Maybe that's the part you aren't getting. Gays and blacks arent special protected groups while straight white people aren't. Everyone is protected.
 
Jasper - I don't use the "f" word to describe gay people.

So what - I don't either but it's a word I hear fairly frequently in my part of the world and is how a bigot commonly refers to homosexuals, which is why I used that term.

And if my son got fired from his job after 12 years for any reason, I would be upset. He can get fired because his boss doesn't like his girlfriend. Or his boyfriend. Or his beard, or his blue eyes, or his large rear end.

OK, so you're not going to address the point. Obviously the work environment I described isn't mythical. It's reality in many areas and an obvious reason why tolerant places like California attract gays from the intolerant 'heartland.' Being gay and out is still committing career suicide in many places. Much of that won't change until attitudes change, but I see no reason for the law to allow for terminations based on race, religion, national origin OR sexual orientation. Maybe you do. If so I disagree.

But let's put it this way. DADT was an institutionalized version of that. If a person was found to be gay, it was grounds for immediate discharge from the armed forces, even for a person with a spotless record, 19 years towards a 20 year retirement.

1) Do you support DADT?
2) Do you support private businesses having a DADT policy?
 
Actually....no. The Mormon illegal activity is prop 8 is widely documented.
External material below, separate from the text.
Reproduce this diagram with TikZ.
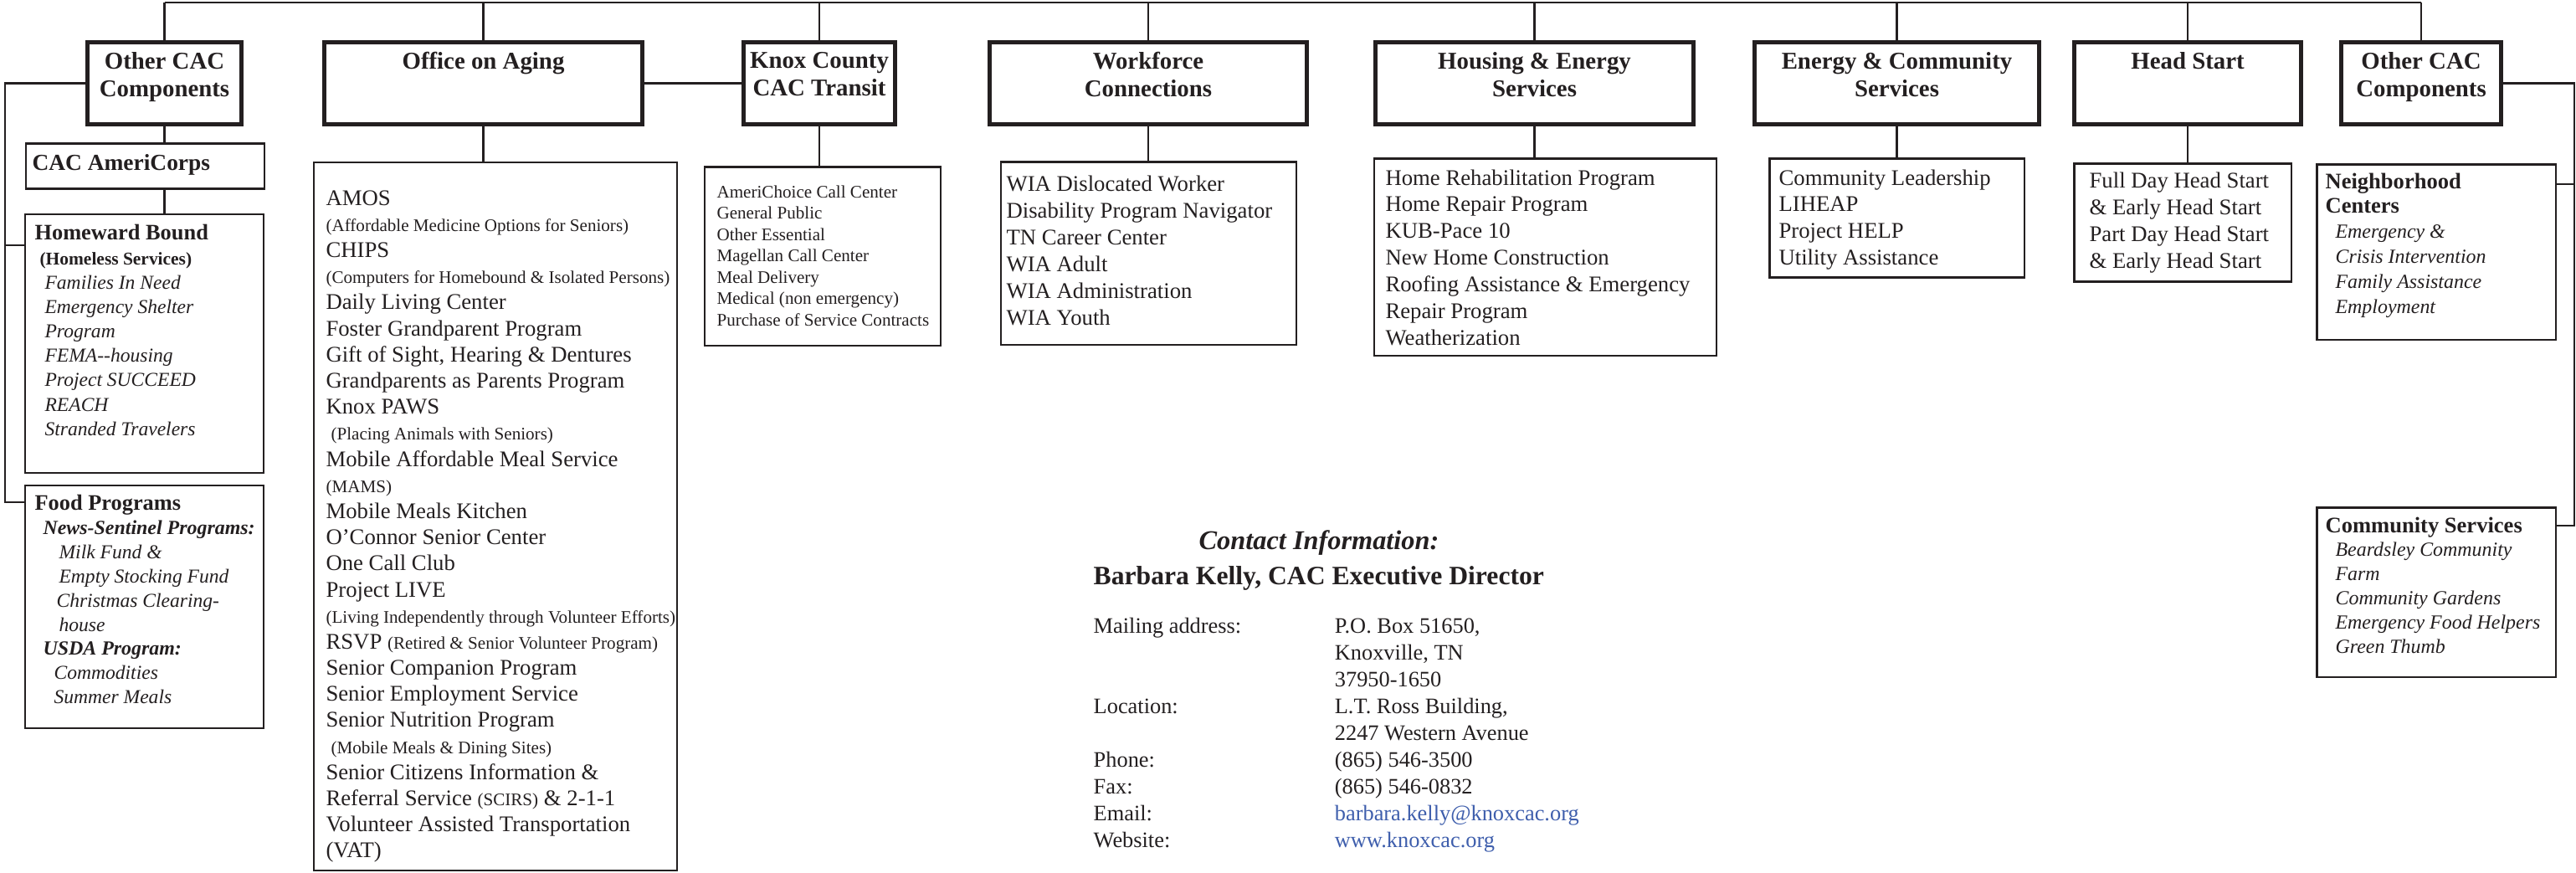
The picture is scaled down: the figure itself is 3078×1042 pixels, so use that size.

They should have lost their tax exempt status over their activities....

Why? The Mormons were free to oppose SSM (religous teaching) and retain their tax exemption. I think you are confusing your personal opposition to the Mormon's activities with the conclusion that they must have violated the law.
 
If my kid was gay, I'd love him to death. I have 3 sons and any one of them can be gay for all I know. If my sons were kicked out of a restaurant because the owner didn't want to serve them for any reason, that would bother me. People can kick anyone out of a restaurant. They just can't kick them out and say "I did this because you're (insert protected class here)".

I don't care who is gay and who is straight. I don't care if you want one wife, one same sex partner, or 15 wives. As long as people are of age, they should be able to marry or love who they chose, just as I did, and just as you have. People's preferences of love partners are, IMO, none of my business and none of anyone else's business.

I'm a slippery slope girl. The law is on a slippery slope here. I've already used some examples. Because people don't want to debate without name calling, people assume I'm being anti-gay.

the only slippery slope here is trying to make exemptions based on beliefs and fellings
 
Why? The Mormons were free to oppose SSM (religous teaching) and retain their tax exemption. I think you are confusing your personal opposition to the Mormon's activities with the conclusion that they must have violated the law.

They (and by they I mean groups like NOM) violated some of the campaign finance laws regarding reporting of political donations, IIRC.